▸ Given exercise: Copy the data precisely, character for character, and leave out every picture.

▸ Provided data:
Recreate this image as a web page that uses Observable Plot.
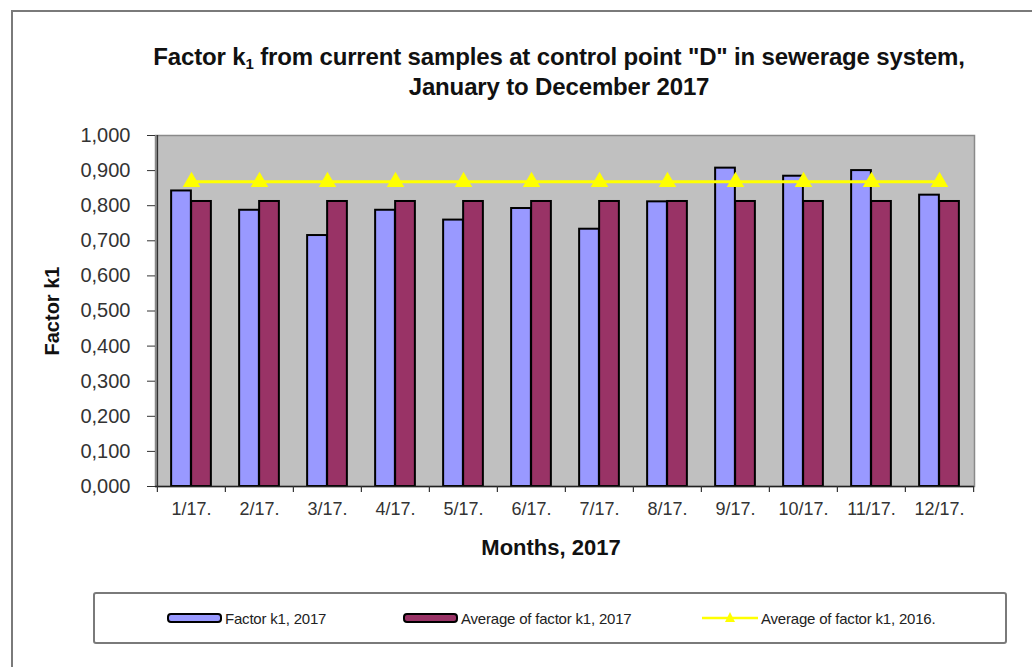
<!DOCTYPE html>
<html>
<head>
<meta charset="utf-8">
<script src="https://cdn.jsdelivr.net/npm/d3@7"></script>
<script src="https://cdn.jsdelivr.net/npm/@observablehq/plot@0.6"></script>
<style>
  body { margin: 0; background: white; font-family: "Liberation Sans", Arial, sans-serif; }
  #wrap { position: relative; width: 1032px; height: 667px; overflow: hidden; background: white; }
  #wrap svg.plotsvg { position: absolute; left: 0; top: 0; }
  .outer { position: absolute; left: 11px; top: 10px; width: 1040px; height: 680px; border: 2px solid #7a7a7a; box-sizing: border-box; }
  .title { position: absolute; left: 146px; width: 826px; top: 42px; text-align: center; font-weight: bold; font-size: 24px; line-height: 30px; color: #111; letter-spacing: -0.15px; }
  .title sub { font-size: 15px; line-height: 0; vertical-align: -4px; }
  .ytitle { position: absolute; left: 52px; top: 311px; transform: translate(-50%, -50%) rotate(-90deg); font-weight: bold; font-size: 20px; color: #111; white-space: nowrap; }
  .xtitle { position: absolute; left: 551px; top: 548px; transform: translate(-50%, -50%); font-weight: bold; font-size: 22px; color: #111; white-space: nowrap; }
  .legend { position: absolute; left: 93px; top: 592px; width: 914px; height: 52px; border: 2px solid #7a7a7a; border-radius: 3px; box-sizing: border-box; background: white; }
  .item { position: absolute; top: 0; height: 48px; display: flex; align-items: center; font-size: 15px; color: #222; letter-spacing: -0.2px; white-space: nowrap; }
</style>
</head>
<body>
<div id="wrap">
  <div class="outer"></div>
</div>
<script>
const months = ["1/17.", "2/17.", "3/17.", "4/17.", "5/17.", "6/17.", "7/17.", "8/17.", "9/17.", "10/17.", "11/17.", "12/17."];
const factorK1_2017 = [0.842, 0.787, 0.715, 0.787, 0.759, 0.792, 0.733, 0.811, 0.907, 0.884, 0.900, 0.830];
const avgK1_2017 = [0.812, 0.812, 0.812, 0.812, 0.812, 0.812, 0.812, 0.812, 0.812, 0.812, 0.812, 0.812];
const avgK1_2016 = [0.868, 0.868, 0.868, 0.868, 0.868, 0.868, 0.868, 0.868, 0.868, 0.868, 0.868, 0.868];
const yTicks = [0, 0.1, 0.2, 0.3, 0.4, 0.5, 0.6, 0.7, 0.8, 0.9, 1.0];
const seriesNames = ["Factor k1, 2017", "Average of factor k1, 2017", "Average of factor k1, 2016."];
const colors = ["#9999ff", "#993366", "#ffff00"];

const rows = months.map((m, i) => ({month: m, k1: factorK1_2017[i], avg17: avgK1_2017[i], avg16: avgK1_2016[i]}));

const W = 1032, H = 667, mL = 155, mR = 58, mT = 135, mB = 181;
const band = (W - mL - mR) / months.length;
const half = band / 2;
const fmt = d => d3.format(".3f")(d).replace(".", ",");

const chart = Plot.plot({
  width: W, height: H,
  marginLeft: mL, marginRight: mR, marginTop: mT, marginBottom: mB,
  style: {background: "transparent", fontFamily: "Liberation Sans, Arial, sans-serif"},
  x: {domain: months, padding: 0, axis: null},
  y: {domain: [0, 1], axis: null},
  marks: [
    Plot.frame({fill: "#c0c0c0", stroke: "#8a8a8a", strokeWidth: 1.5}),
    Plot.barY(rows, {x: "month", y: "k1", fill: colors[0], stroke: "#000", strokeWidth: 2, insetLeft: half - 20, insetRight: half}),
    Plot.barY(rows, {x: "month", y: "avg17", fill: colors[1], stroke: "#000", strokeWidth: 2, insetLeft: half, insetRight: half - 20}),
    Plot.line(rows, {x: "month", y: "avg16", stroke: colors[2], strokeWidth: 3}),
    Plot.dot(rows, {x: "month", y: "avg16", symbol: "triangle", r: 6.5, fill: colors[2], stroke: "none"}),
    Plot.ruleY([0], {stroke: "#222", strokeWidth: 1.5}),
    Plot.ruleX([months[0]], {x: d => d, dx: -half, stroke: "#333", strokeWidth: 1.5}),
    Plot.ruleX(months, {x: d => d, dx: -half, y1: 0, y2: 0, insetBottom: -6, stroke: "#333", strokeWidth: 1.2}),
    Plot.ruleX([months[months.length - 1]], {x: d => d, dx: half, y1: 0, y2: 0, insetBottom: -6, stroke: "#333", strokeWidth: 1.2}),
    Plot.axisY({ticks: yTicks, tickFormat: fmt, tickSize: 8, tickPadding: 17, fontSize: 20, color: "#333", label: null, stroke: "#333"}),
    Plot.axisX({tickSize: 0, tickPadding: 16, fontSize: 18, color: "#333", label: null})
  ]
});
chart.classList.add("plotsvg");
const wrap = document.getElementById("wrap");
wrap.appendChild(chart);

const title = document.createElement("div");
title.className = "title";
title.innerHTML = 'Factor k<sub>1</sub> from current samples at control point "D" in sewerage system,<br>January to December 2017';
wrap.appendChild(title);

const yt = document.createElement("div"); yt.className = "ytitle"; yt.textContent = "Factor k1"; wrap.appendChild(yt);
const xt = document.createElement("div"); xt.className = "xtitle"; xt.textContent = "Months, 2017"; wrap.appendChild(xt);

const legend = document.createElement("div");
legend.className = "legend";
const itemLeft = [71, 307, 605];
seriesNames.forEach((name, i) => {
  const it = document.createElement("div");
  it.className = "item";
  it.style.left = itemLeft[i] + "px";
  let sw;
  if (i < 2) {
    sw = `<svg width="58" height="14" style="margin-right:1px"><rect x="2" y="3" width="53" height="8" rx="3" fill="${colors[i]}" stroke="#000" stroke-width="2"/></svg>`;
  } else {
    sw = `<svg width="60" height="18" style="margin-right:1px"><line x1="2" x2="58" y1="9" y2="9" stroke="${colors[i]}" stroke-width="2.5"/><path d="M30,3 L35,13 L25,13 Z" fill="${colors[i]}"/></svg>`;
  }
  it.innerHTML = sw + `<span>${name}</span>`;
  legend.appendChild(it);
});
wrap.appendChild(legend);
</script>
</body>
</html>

▸ Answer to the task:
Recreate this image as a web page that uses Observable Plot.
<!DOCTYPE html>
<html>
<head>
<meta charset="utf-8">
<script src="https://cdn.jsdelivr.net/npm/d3@7"></script>
<script src="https://cdn.jsdelivr.net/npm/@observablehq/plot@0.6"></script>
<style>
  body { margin: 0; background: white; font-family: "Liberation Sans", Arial, sans-serif; }
  #wrap { position: relative; width: 1032px; height: 667px; overflow: hidden; background: white; }
  #wrap svg.plotsvg { position: absolute; left: 0; top: 0; }
  .outer { position: absolute; left: 11px; top: 10px; width: 1040px; height: 680px; border: 2px solid #7a7a7a; box-sizing: border-box; }
  .title { position: absolute; left: 146px; width: 826px; top: 42px; text-align: center; font-weight: bold; font-size: 24px; line-height: 30px; color: #111; letter-spacing: -0.15px; }
  .title sub { font-size: 15px; line-height: 0; vertical-align: -4px; }
  .ytitle { position: absolute; left: 52px; top: 311px; transform: translate(-50%, -50%) rotate(-90deg); font-weight: bold; font-size: 20px; color: #111; white-space: nowrap; }
  .xtitle { position: absolute; left: 551px; top: 548px; transform: translate(-50%, -50%); font-weight: bold; font-size: 22px; color: #111; white-space: nowrap; }
  .legend { position: absolute; left: 93px; top: 592px; width: 914px; height: 52px; border: 2px solid #7a7a7a; border-radius: 3px; box-sizing: border-box; background: white; }
  .item { position: absolute; top: 0; height: 48px; display: flex; align-items: center; font-size: 15px; color: #222; letter-spacing: -0.2px; white-space: nowrap; }
</style>
</head>
<body>
<div id="wrap">
  <div class="outer"></div>
</div>
<script>
const months = ["1/17.", "2/17.", "3/17.", "4/17.", "5/17.", "6/17.", "7/17.", "8/17.", "9/17.", "10/17.", "11/17.", "12/17."];
const factorK1_2017 = [0.842, 0.787, 0.715, 0.787, 0.759, 0.792, 0.733, 0.811, 0.907, 0.884, 0.900, 0.830];
const avgK1_2017 = [0.812, 0.812, 0.812, 0.812, 0.812, 0.812, 0.812, 0.812, 0.812, 0.812, 0.812, 0.812];
const avgK1_2016 = [0.868, 0.868, 0.868, 0.868, 0.868, 0.868, 0.868, 0.868, 0.868, 0.868, 0.868, 0.868];
const yTicks = [0, 0.1, 0.2, 0.3, 0.4, 0.5, 0.6, 0.7, 0.8, 0.9, 1.0];
const seriesNames = ["Factor k1, 2017", "Average of factor k1, 2017", "Average of factor k1, 2016."];
const colors = ["#9999ff", "#993366", "#ffff00"];

const rows = months.map((m, i) => ({month: m, k1: factorK1_2017[i], avg17: avgK1_2017[i], avg16: avgK1_2016[i]}));

const W = 1032, H = 667, mL = 155, mR = 58, mT = 135, mB = 181;
const band = (W - mL - mR) / months.length;
const half = band / 2;
const fmt = d => d3.format(".3f")(d).replace(".", ",");

const chart = Plot.plot({
  width: W, height: H,
  marginLeft: mL, marginRight: mR, marginTop: mT, marginBottom: mB,
  style: {background: "transparent", fontFamily: "Liberation Sans, Arial, sans-serif"},
  x: {domain: months, padding: 0, axis: null},
  y: {domain: [0, 1], axis: null},
  marks: [
    Plot.frame({fill: "#c0c0c0", stroke: "#8a8a8a", strokeWidth: 1.5}),
    Plot.barY(rows, {x: "month", y: "k1", fill: colors[0], stroke: "#000", strokeWidth: 2, insetLeft: half - 20, insetRight: half}),
    Plot.barY(rows, {x: "month", y: "avg17", fill: colors[1], stroke: "#000", strokeWidth: 2, insetLeft: half, insetRight: half - 20}),
    Plot.line(rows, {x: "month", y: "avg16", stroke: colors[2], strokeWidth: 3}),
    Plot.dot(rows, {x: "month", y: "avg16", symbol: "triangle", r: 6.5, fill: colors[2], stroke: "none"}),
    Plot.ruleY([0], {stroke: "#222", strokeWidth: 1.5}),
    Plot.ruleX([months[0]], {x: d => d, dx: -half, stroke: "#333", strokeWidth: 1.5}),
    Plot.ruleX(months, {x: d => d, dx: -half, y1: 0, y2: 0, insetBottom: -6, stroke: "#333", strokeWidth: 1.2}),
    Plot.ruleX([months[months.length - 1]], {x: d => d, dx: half, y1: 0, y2: 0, insetBottom: -6, stroke: "#333", strokeWidth: 1.2}),
    Plot.axisY({ticks: yTicks, tickFormat: fmt, tickSize: 8, tickPadding: 17, fontSize: 20, color: "#333", label: null, stroke: "#333"}),
    Plot.axisX({tickSize: 0, tickPadding: 16, fontSize: 18, color: "#333", label: null})
  ]
});
chart.classList.add("plotsvg");
const wrap = document.getElementById("wrap");
wrap.appendChild(chart);

const title = document.createElement("div");
title.className = "title";
title.innerHTML = 'Factor k<sub>1</sub> from current samples at control point "D" in sewerage system,<br>January to December 2017';
wrap.appendChild(title);

const yt = document.createElement("div"); yt.className = "ytitle"; yt.textContent = "Factor k1"; wrap.appendChild(yt);
const xt = document.createElement("div"); xt.className = "xtitle"; xt.textContent = "Months, 2017"; wrap.appendChild(xt);

const legend = document.createElement("div");
legend.className = "legend";
const itemLeft = [71, 307, 605];
seriesNames.forEach((name, i) => {
  const it = document.createElement("div");
  it.className = "item";
  it.style.left = itemLeft[i] + "px";
  let sw;
  if (i < 2) {
    sw = `<svg width="58" height="14" style="margin-right:1px"><rect x="2" y="3" width="53" height="8" rx="3" fill="${colors[i]}" stroke="#000" stroke-width="2"/></svg>`;
  } else {
    sw = `<svg width="60" height="18" style="margin-right:1px"><line x1="2" x2="58" y1="9" y2="9" stroke="${colors[i]}" stroke-width="2.5"/><path d="M30,3 L35,13 L25,13 Z" fill="${colors[i]}"/></svg>`;
  }
  it.innerHTML = sw + `<span>${name}</span>`;
  legend.appendChild(it);
});
wrap.appendChild(legend);
</script>
</body>
</html>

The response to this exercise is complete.